For most if not all bioinformatics problems and datasets, there are multiple available approaches. In the process of developing new approaches, it is critical to know how they compare against existing alternatives. In practical applications, it is necessary to know when an approach works (and, equally importantly, when it does not). Rigorous theoretical investigations remain somewhat rare in bioinformatics technology development. Well-designed, extensive, and fair simulations and comparisons with state-of-the-art existing techniques can serve this purpose to a certain extent. Recognizing the limitations of synthetic data, and the ultimate goal of analyzing practical data, we recommend carefully gauged comparisons based on extensive, unbiased, and high-quality data. Studies with selection bias in data and benchmarks will not be sufficiently appealing.
“Plurality should not be posited without necessary”—Occam’s razor. Bioinformatics problems are growing more complicated and demand the development of more complex tools.

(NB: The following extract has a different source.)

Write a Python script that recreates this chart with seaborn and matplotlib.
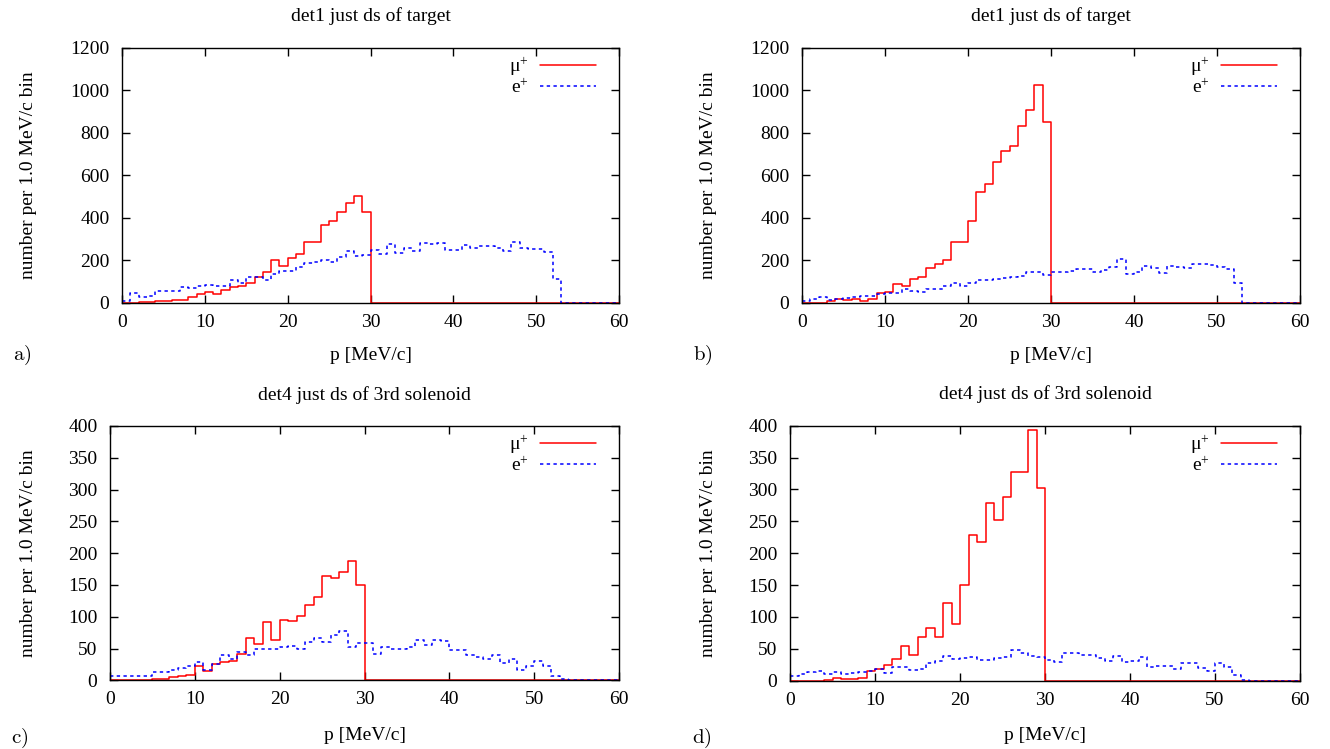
import numpy as np
import pandas as pd
import matplotlib
matplotlib.use("Agg")
import matplotlib.pyplot as plt
from matplotlib.lines import Line2D
import seaborn as sns

# ---------------- data (counts per 1 MeV/c bin, starting at 0 MeV/c) ----------------
bin_edges = list(range(0, 61))
x_ticks = [0, 10, 20, 30, 40, 50, 60]
y_ticks_det1 = [0, 200, 400, 600, 800, 1000, 1200]
y_ticks_det4 = [0, 50, 100, 150, 200, 250, 300, 350, 400]

title_det1 = "det1 just ds of target"
title_det4 = "det4 just ds of 3rd solenoid"
x_label = "p [MeV/c]"
y_label = "number per 1.0 MeV/c bin"
series_labels = [r"$\mathrm{μ}^{+}$", r"$\mathrm{e}^{+}$"]
panel_tags = ["a)", "b)", "c)", "d)"]

mu_a = [0, 0, 2, 5, 10, 10, 15, 12, 28, 40, 49, 40, 60, 72, 80, 91, 122, 144, 200, 175,
        210, 230, 284, 284, 364, 386, 427, 470, 504, 427]
e_a = [10, 47, 28, 33, 55, 55, 55, 75, 70, 80, 85, 80, 80, 107, 94, 122, 119, 105, 135, 147,
       147, 170, 185, 190, 200, 193, 216, 243, 220, 223, 248, 229, 274, 235, 259, 243, 279, 276,
       282, 248, 248, 270, 259, 267, 267, 259, 245, 284, 259, 253, 253, 240, 110]

mu_b = [0, 0, 0, 8, 16, 12, 16, 9, 19, 44, 49, 89, 78, 113, 121, 165, 182, 199, 287, 287,
        386, 521, 558, 660, 714, 737, 830, 908, 1023, 852]
e_b = [6, 16, 28, 12, 19, 22, 28, 33, 33, 41, 44, 44, 63, 55, 52, 63, 66, 78, 94, 80,
       94, 107, 107, 110, 115, 122, 125, 146, 143, 129, 146, 146, 151, 157, 158, 146, 154, 169,
       205, 133, 143, 173, 162, 141, 174, 166, 162, 180, 182, 177, 169, 157, 94]

mu_c = [0, 0, 0, 0, 0, 2, 2, 5, 7, 9, 22, 15, 26, 29, 31, 41, 66, 57, 91, 63,
        95, 93, 101, 118, 131, 164, 161, 171, 188, 150]
e_c = [7, 7, 7, 6, 6, 13, 13, 16, 19, 23, 28, 16, 26, 40, 33, 45, 40, 50, 49, 50,
       52, 54, 49, 61, 67, 61, 72, 78, 53, 58, 58, 42, 53, 49, 49, 52, 63, 55, 63, 62,
       47, 48, 40, 36, 34, 40, 27, 34, 16, 23, 31, 22, 7, 2]

mu_d = [0, 0, 0, 0, 1, 5, 2, 2, 4, 16, 19, 25, 34, 55, 40, 69, 82, 69, 122, 89,
        150, 229, 217, 279, 252, 288, 327, 327, 394, 302]
e_d = [7, 10, 14, 15, 10, 13, 10, 12, 13, 16, 18, 12, 22, 21, 17, 19, 28, 31, 38, 34,
       35, 37, 32, 33, 35, 37, 48, 43, 38, 37, 33, 30, 43, 44, 40, 41, 35, 31, 38, 29,
       31, 37, 22, 23, 23, 19, 27, 27, 20, 16, 27, 22, 9, 1]

# ---------------- style ----------------
sns.set_theme(style="white")
plt.rcParams["font.family"] = ["Liberation Serif", "DejaVu Serif"]
plt.rcParams["mathtext.fontset"] = "custom"
plt.rcParams["mathtext.rm"] = "Liberation Serif"
plt.rcParams["mathtext.it"] = "Liberation Serif:italic"
plt.rcParams["mathtext.bf"] = "Liberation Serif:bold"
plt.rcParams["axes.edgecolor"] = "black"
plt.rcParams["axes.linewidth"] = 1.0
plt.rcParams["text.color"] = "black"
plt.rcParams["axes.labelcolor"] = "black"
plt.rcParams["xtick.color"] = "black"
plt.rcParams["ytick.color"] = "black"

FS = 14
RED = "#ff0000"
BLUE = "#0000ff"
BLUE_DASH = (0, (2.2, 2.2))

fig = plt.figure(figsize=(13.3, 7.49), dpi=100)

# axes rectangles in figure pixels: left, right, top, bottom (image coords)
W, H = 1330.0, 749.0
rects = [
    (122, 619, 47.7, 302.7),
    (802, 1300, 47.7, 302.7),
    (110, 619, 426.0, 680.3),
    (790, 1300, 425.7, 680.7),
]
panels = [
    (mu_a, e_a, y_ticks_det1, title_det1),
    (mu_b, e_b, y_ticks_det1, title_det1),
    (mu_c, e_c, y_ticks_det4, title_det4),
    (mu_d, e_d, y_ticks_det4, title_det4),
]
tag_pos = [(22, 355), (703, 355), (20, 738), (702, 738)]
ylabel_right = [37, 717, 37, 717]
xlabel_top = [347, 347, 727, 727]

centers = np.asarray(bin_edges[:-1]) + 0.5
nbins = len(centers)

for i, ((l, r, t, b), (mu, e, yt, title)) in enumerate(zip(rects, panels)):
    ax = fig.add_axes([l / W, (H - b) / H, (r - l) / W, (b - t) / H])
    mu_full = np.zeros(nbins)
    mu_full[:len(mu)] = mu
    e_full = np.zeros(nbins)
    e_full[:len(e)] = e
    df = pd.DataFrame({"p": centers, "mu": mu_full, "e": e_full})
    sns.histplot(data=df, x="p", weights="mu", bins=bin_edges, element="step",
                 fill=False, color=RED, linewidth=1.1, ax=ax)
    sns.histplot(data=df, x="p", weights="e", bins=bin_edges, element="step",
                 fill=False, color=BLUE, linewidth=1.1, linestyle=BLUE_DASH, ax=ax)

    ax.set_xlim(0, 60)
    ax.set_ylim(yt[0], yt[-1])
    ax.set_xticks(x_ticks)
    ax.set_yticks(yt)
    ax.tick_params(axis="both", which="major", direction="in", length=6, width=1,
                   top=True, right=True, bottom=True, left=True, labelsize=FS)
    ax.tick_params(axis="x", pad=8)
    ax.tick_params(axis="y", pad=9)
    for sp in ax.spines.values():
        sp.set_visible(True)
        sp.set_color("black")
        sp.set_linewidth(1.0)
    ax.grid(False)

    ax_w = r - l
    ax_h = b - t
    ax.set_title(title, fontsize=FS, pad=19)
    ax.set_xlabel(x_label, fontsize=FS)
    ax.set_ylabel(y_label, fontsize=FS)
    ax.yaxis.set_label_coords((ylabel_right[i] - l) / ax_w, 0.5)
    ax.xaxis.set_label_coords(0.5, -(xlabel_top[i] - b) / ax_h)

    handles = [Line2D([], [], color=RED, lw=1.1),
               Line2D([], [], color=BLUE, lw=1.1, linestyle=BLUE_DASH)]
    ax.legend(handles, series_labels, loc="upper right", frameon=False,
              markerfirst=False, fontsize=FS, handlelength=2.9, handletextpad=0.55,
              labelspacing=0.0, borderpad=0.0, borderaxespad=0.0,
              bbox_to_anchor=((ax_w - 23) / ax_w, 1 - 7.5 / ax_h))

    fig.text(tag_pos[i][0] / W, 1 - tag_pos[i][1] / H, r"$\mathrm{" + panel_tags[i] + "}$",
             fontsize=FS + 1, ha="center", va="center", math_fontfamily="cm")

fig.savefig("out.png", dpi=100)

On the other hand, it is also recognized that some practical problems can be equally resolved with existing tools that may be simpler, more robust, and lucid. As such, when a new (and likely more complicated) approach is developed, it is strongly recommended that it is benchmarked against existing alternatives comprehensively in terms of model fitting, computational cost, stability, and other aspects, which will better inform practitioners how to choose tools properly.
To date, BIB does not uniformly require making software and data fully publicly available. Rather, this is handled on a case-by-case basis. The public availability of software and data ensures reproducibility and facilitates broad utilization. It will be a huge burden to society if users have to re-develop software for a published technique. For data, we encourage sharing when it is feasible (for example, allowed by funding agencies), though require access to data if needed for peer review. For software, especially when it is a new and nontrivial approach, we very strongly encourage depositing at stable and publicly accessible repositories. Such recommendations have been strongly advocated by many reviewers and readers. We welcome input from all readers and authors regarding reproducibility and publication of data and software.
The field of bioinformatics has never been as dynamic as it is right now. With your support, I am fully confident of the even brighter future of BIB. Again, thank you.